GOAL >>
Quote the whole listing exactly. Leave the pictures out of your copy.
————
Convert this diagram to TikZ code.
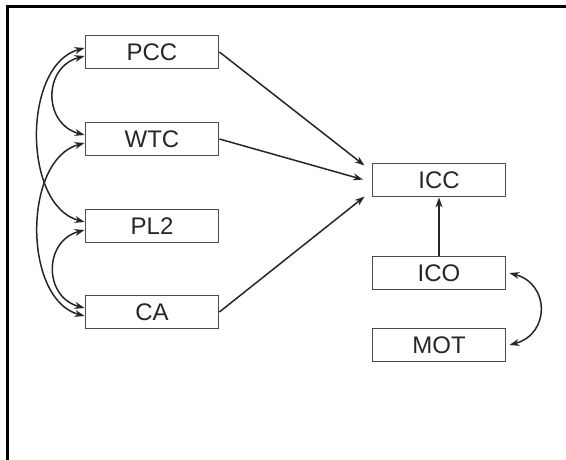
\documentclass[tikz,border=0pt]{standalone}
\usepackage{fontspec}
\setmainfont{Liberation Sans}
\usetikzlibrary{arrows.meta}

\begin{document}
\begin{tikzpicture}[x=1pt, y=-1pt, line width=1.5pt, >={Stealth[length=10pt,width=7pt]},
        every node/.append style={font=\fontsize{24}{28}\selectfont, text=black!85}]
      \tikzstyle{var} = [draw=black!70, line width=1.8pt, minimum width=133pt, minimum height=33pt, inner sep=0pt]
      \tikzstyle{link} = [draw=black!85, <->]
      \useasboundingbox (0,0) rectangle (566,460);
      \draw[line width=3pt] (7,460) -- (7,7) -- (566,7);
      % left column
      \node (PCC) [var] at (152,52) {PCC};
      \node (WTC) [var] at (152,139) {WTC};
      \node (PL2) [var] at (152,226) {PL2};
      \node (CA) [var] at (152,312) {CA};
      % right column
      \node (ICC) [var] at (439,180) {ICC};
      \node (ICO) [var] at (439,273) {ICO};
      \node (MOT) [var] at (439,345) {MOT};
      \draw[->, draw=black!85, shorten >=9pt] (PCC.east) -- ([yshift=9pt]ICC.west);
      \draw[->, draw=black!85, shorten >=9pt] (WTC.east) -- ([yshift=-2pt]ICC.west);
      \draw[->, draw=black!85, shorten >=9pt] (CA.east) -- ([yshift=-11pt]ICC.west);
      \draw[->, draw=black!85] (ICO.north) -- (ICC.south);
      \draw[link] ([yshift=-4pt]PCC.west) to[out=195, in=165, looseness=1.4] ([yshift=4pt]WTC.west);
      \draw[link] ([yshift=-4pt]PL2.west) to[out=195, in=165, looseness=1.4] ([yshift=4pt]CA.west);
      \draw[link] ([yshift=4pt]PCC.west) to[out=195, in=165, looseness=0.95] ([yshift=4pt]PL2.west);
      \draw[link] ([yshift=-4pt]WTC.west) to[out=195, in=165, looseness=0.95] ([yshift=-4pt]CA.west);
      \draw[link] ([xshift=3pt]ICO.east) to[out=-15, in=15, looseness=1.5] ([xshift=3pt]MOT.east);
    \end{tikzpicture}
\end{document}
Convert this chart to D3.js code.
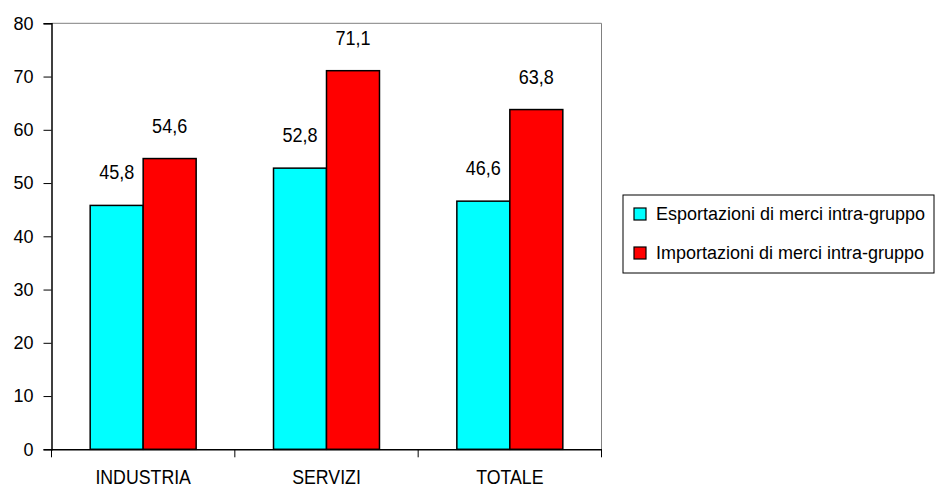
<!DOCTYPE html>
<html lang="it">
<head>
<meta charset="UTF-8">
<title>Scambi intra-gruppo</title>
<script src="https://d3js.org/d3.v7.min.js"></script>
<style>
    body { margin: 0; background: #fff; }
    svg { display: block; font-family: "Liberation Sans", Arial, sans-serif; }
    .lbl { font-size: 18px; fill: #000; }
    .val { font-size: 20.5px; fill: #000; }
    .cat-lbl { font-size: 19.5px; fill: #000; }
</style>
</head>
<body>
<svg id="chart" width="936" height="494"></svg>
<script>
    // dati
    var categories = ["INDUSTRIA", "SERVIZI", "TOTALE"];
    var seriesNames = ["Esportazioni di merci intra-gruppo", "Importazioni di merci intra-gruppo"];
    var esportazioni = [45.8, 52.8, 46.6];
    var importazioni = [54.6, 71.1, 63.8];
    var yTicks = [0, 10, 20, 30, 40, 50, 60, 70, 80];
    var colors = ["#00ffff", "#ff0000"];

    var svg = d3.select("#chart");
    var pLeft = 51.5, pRight = 601.5, pTop = 23.3, pBottom = 449.3;

    var x = d3.scaleBand().domain(categories).range([pLeft, pRight]).paddingInner(0).paddingOuter(0);
    var x1 = d3.scaleBand().domain([0, 1]).range([0, x.bandwidth()]).paddingInner(0).paddingOuter(0.73);
    var y = d3.scaleLinear().domain([0, 80]).range([pBottom, pTop]);

    // bordo area del grafico (sopra e a destra)
    svg.append("line").attr("x1", pLeft).attr("x2", pRight).attr("y1", pTop).attr("y2", pTop)
        .attr("stroke", "#808080").attr("stroke-width", 1);
    svg.append("line").attr("x1", pRight).attr("x2", pRight).attr("y1", pTop).attr("y2", pBottom)
        .attr("stroke", "#808080").attr("stroke-width", 1);

    // barre
    var rows = categories.map(function(c, i) { return { cat: c, vals: [esportazioni[i], importazioni[i]] }; });
    var g = svg.selectAll(".cat").data(rows).enter().append("g")
        .attr("class", "cat")
        .attr("transform", function(d) { return "translate(" + x(d.cat) + ",0)"; });

    g.selectAll("rect").data(function(d) { return d.vals; }).enter().append("rect")
        .attr("x", function(d, i) { return x1(i); })
        .attr("y", function(d) { return y(d); })
        .attr("width", x1.bandwidth())
        .attr("height", function(d) { return pBottom - y(d); })
        .attr("fill", function(d, i) { return colors[i]; })
        .attr("stroke", "#000").attr("stroke-width", 1.5);

    // etichette dei valori (carattere un po' stretto come nell'originale)
    g.selectAll("text").data(function(d) { return d.vals; }).enter().append("text")
        .attr("class", "val")
        .attr("transform", function(d, i) {
            return "translate(" + (x1(i) + x1.bandwidth() / 2) + "," + (y(d) - 26) + ") scale(0.88,1)";
        })
        .attr("text-anchor", "middle")
        .text(function(d) { return d.toFixed(1).replace(".", ","); });

    // asse y
    var yAxis = svg.append("g").attr("transform", "translate(" + pLeft + ",0)")
        .call(d3.axisLeft(y).tickValues(yTicks).tickSize(8).tickPadding(10));
    yAxis.attr("font-size", null).attr("font-family", null);
    yAxis.select(".domain").attr("stroke", "#000").attr("stroke-width", 1.5);
    yAxis.selectAll(".tick line").attr("stroke", "#000");
    yAxis.selectAll("text").attr("class", "lbl");

    // asse x
    var xAxis = svg.append("g").attr("transform", "translate(0," + pBottom + ")")
        .call(d3.axisBottom(x).tickSize(0).tickPadding(21));
    xAxis.attr("font-size", null).attr("font-family", null);
    xAxis.select(".domain").attr("stroke", "#000").attr("stroke-width", 1.5);
    xAxis.selectAll("text").attr("class", "cat-lbl").attr("transform", "scale(0.91,1)");
    var bounds = categories.map(function(c) { return x(c); }).concat([pRight]);
    xAxis.selectAll(".bound").data(bounds).enter().append("line")
        .attr("x1", function(d) { return d; }).attr("x2", function(d) { return d; })
        .attr("y1", 0).attr("y2", 8).attr("stroke", "#000");

    // legenda
    var lg = svg.append("g").attr("transform", "translate(623,195)");
    lg.append("rect").attr("width", 311).attr("height", 78)
        .attr("fill", "#fff").attr("stroke", "#000").attr("stroke-width", 1);
    var item = lg.selectAll(".item").data(seriesNames).enter().append("g")
        .attr("transform", function(d, i) { return "translate(0," + (19 + i * 39) + ")"; });
    item.append("rect").attr("x", 11).attr("y", -6).attr("width", 12).attr("height", 12)
        .attr("fill", function(d, i) { return colors[i]; }).attr("stroke", "#000").attr("stroke-width", 1.2);
    item.append("text").attr("class", "lbl").attr("x", 33).attr("y", 6).text(function(d) { return d; });
</script>
</body>
</html>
————
FINAL ANSWER >>
Convert this diagram to TikZ code.
\documentclass[tikz,border=0pt]{standalone}
\usepackage{fontspec}
\setmainfont{Liberation Sans}
\usetikzlibrary{arrows.meta}

\begin{document}
\begin{tikzpicture}[x=1pt, y=-1pt, line width=1.5pt, >={Stealth[length=10pt,width=7pt]},
        every node/.append style={font=\fontsize{24}{28}\selectfont, text=black!85}]
      \tikzstyle{var} = [draw=black!70, line width=1.8pt, minimum width=133pt, minimum height=33pt, inner sep=0pt]
      \tikzstyle{link} = [draw=black!85, <->]
      \useasboundingbox (0,0) rectangle (566,460);
      \draw[line width=3pt] (7,460) -- (7,7) -- (566,7);
      % left column
      \node (PCC) [var] at (152,52) {PCC};
      \node (WTC) [var] at (152,139) {WTC};
      \node (PL2) [var] at (152,226) {PL2};
      \node (CA) [var] at (152,312) {CA};
      % right column
      \node (ICC) [var] at (439,180) {ICC};
      \node (ICO) [var] at (439,273) {ICO};
      \node (MOT) [var] at (439,345) {MOT};
      \draw[->, draw=black!85, shorten >=9pt] (PCC.east) -- ([yshift=9pt]ICC.west);
      \draw[->, draw=black!85, shorten >=9pt] (WTC.east) -- ([yshift=-2pt]ICC.west);
      \draw[->, draw=black!85, shorten >=9pt] (CA.east) -- ([yshift=-11pt]ICC.west);
      \draw[->, draw=black!85] (ICO.north) -- (ICC.south);
      \draw[link] ([yshift=-4pt]PCC.west) to[out=195, in=165, looseness=1.4] ([yshift=4pt]WTC.west);
      \draw[link] ([yshift=-4pt]PL2.west) to[out=195, in=165, looseness=1.4] ([yshift=4pt]CA.west);
      \draw[link] ([yshift=4pt]PCC.west) to[out=195, in=165, looseness=0.95] ([yshift=4pt]PL2.west);
      \draw[link] ([yshift=-4pt]WTC.west) to[out=195, in=165, looseness=0.95] ([yshift=-4pt]CA.west);
      \draw[link] ([xshift=3pt]ICO.east) to[out=-15, in=15, looseness=1.5] ([xshift=3pt]MOT.east);
    \end{tikzpicture}
\end{document}
Convert this chart to D3.js code.
<!DOCTYPE html>
<html lang="it">
<head>
<meta charset="UTF-8">
<title>Scambi intra-gruppo</title>
<script src="https://d3js.org/d3.v7.min.js"></script>
<style>
    body { margin: 0; background: #fff; }
    svg { display: block; font-family: "Liberation Sans", Arial, sans-serif; }
    .lbl { font-size: 18px; fill: #000; }
    .val { font-size: 20.5px; fill: #000; }
    .cat-lbl { font-size: 19.5px; fill: #000; }
</style>
</head>
<body>
<svg id="chart" width="936" height="494"></svg>
<script>
    // dati
    var categories = ["INDUSTRIA", "SERVIZI", "TOTALE"];
    var seriesNames = ["Esportazioni di merci intra-gruppo", "Importazioni di merci intra-gruppo"];
    var esportazioni = [45.8, 52.8, 46.6];
    var importazioni = [54.6, 71.1, 63.8];
    var yTicks = [0, 10, 20, 30, 40, 50, 60, 70, 80];
    var colors = ["#00ffff", "#ff0000"];

    var svg = d3.select("#chart");
    var pLeft = 51.5, pRight = 601.5, pTop = 23.3, pBottom = 449.3;

    var x = d3.scaleBand().domain(categories).range([pLeft, pRight]).paddingInner(0).paddingOuter(0);
    var x1 = d3.scaleBand().domain([0, 1]).range([0, x.bandwidth()]).paddingInner(0).paddingOuter(0.73);
    var y = d3.scaleLinear().domain([0, 80]).range([pBottom, pTop]);

    // bordo area del grafico (sopra e a destra)
    svg.append("line").attr("x1", pLeft).attr("x2", pRight).attr("y1", pTop).attr("y2", pTop)
        .attr("stroke", "#808080").attr("stroke-width", 1);
    svg.append("line").attr("x1", pRight).attr("x2", pRight).attr("y1", pTop).attr("y2", pBottom)
        .attr("stroke", "#808080").attr("stroke-width", 1);

    // barre
    var rows = categories.map(function(c, i) { return { cat: c, vals: [esportazioni[i], importazioni[i]] }; });
    var g = svg.selectAll(".cat").data(rows).enter().append("g")
        .attr("class", "cat")
        .attr("transform", function(d) { return "translate(" + x(d.cat) + ",0)"; });

    g.selectAll("rect").data(function(d) { return d.vals; }).enter().append("rect")
        .attr("x", function(d, i) { return x1(i); })
        .attr("y", function(d) { return y(d); })
        .attr("width", x1.bandwidth())
        .attr("height", function(d) { return pBottom - y(d); })
        .attr("fill", function(d, i) { return colors[i]; })
        .attr("stroke", "#000").attr("stroke-width", 1.5);

    // etichette dei valori (carattere un po' stretto come nell'originale)
    g.selectAll("text").data(function(d) { return d.vals; }).enter().append("text")
        .attr("class", "val")
        .attr("transform", function(d, i) {
            return "translate(" + (x1(i) + x1.bandwidth() / 2) + "," + (y(d) - 26) + ") scale(0.88,1)";
        })
        .attr("text-anchor", "middle")
        .text(function(d) { return d.toFixed(1).replace(".", ","); });

    // asse y
    var yAxis = svg.append("g").attr("transform", "translate(" + pLeft + ",0)")
        .call(d3.axisLeft(y).tickValues(yTicks).tickSize(8).tickPadding(10));
    yAxis.attr("font-size", null).attr("font-family", null);
    yAxis.select(".domain").attr("stroke", "#000").attr("stroke-width", 1.5);
    yAxis.selectAll(".tick line").attr("stroke", "#000");
    yAxis.selectAll("text").attr("class", "lbl");

    // asse x
    var xAxis = svg.append("g").attr("transform", "translate(0," + pBottom + ")")
        .call(d3.axisBottom(x).tickSize(0).tickPadding(21));
    xAxis.attr("font-size", null).attr("font-family", null);
    xAxis.select(".domain").attr("stroke", "#000").attr("stroke-width", 1.5);
    xAxis.selectAll("text").attr("class", "cat-lbl").attr("transform", "scale(0.91,1)");
    var bounds = categories.map(function(c) { return x(c); }).concat([pRight]);
    xAxis.selectAll(".bound").data(bounds).enter().append("line")
        .attr("x1", function(d) { return d; }).attr("x2", function(d) { return d; })
        .attr("y1", 0).attr("y2", 8).attr("stroke", "#000");

    // legenda
    var lg = svg.append("g").attr("transform", "translate(623,195)");
    lg.append("rect").attr("width", 311).attr("height", 78)
        .attr("fill", "#fff").attr("stroke", "#000").attr("stroke-width", 1);
    var item = lg.selectAll(".item").data(seriesNames).enter().append("g")
        .attr("transform", function(d, i) { return "translate(0," + (19 + i * 39) + ")"; });
    item.append("rect").attr("x", 11).attr("y", -6).attr("width", 12).attr("height", 12)
        .attr("fill", function(d, i) { return colors[i]; }).attr("stroke", "#000").attr("stroke-width", 1.2);
    item.append("text").attr("class", "lbl").attr("x", 33).attr("y", 6).text(function(d) { return d; });
</script>
</body>
</html>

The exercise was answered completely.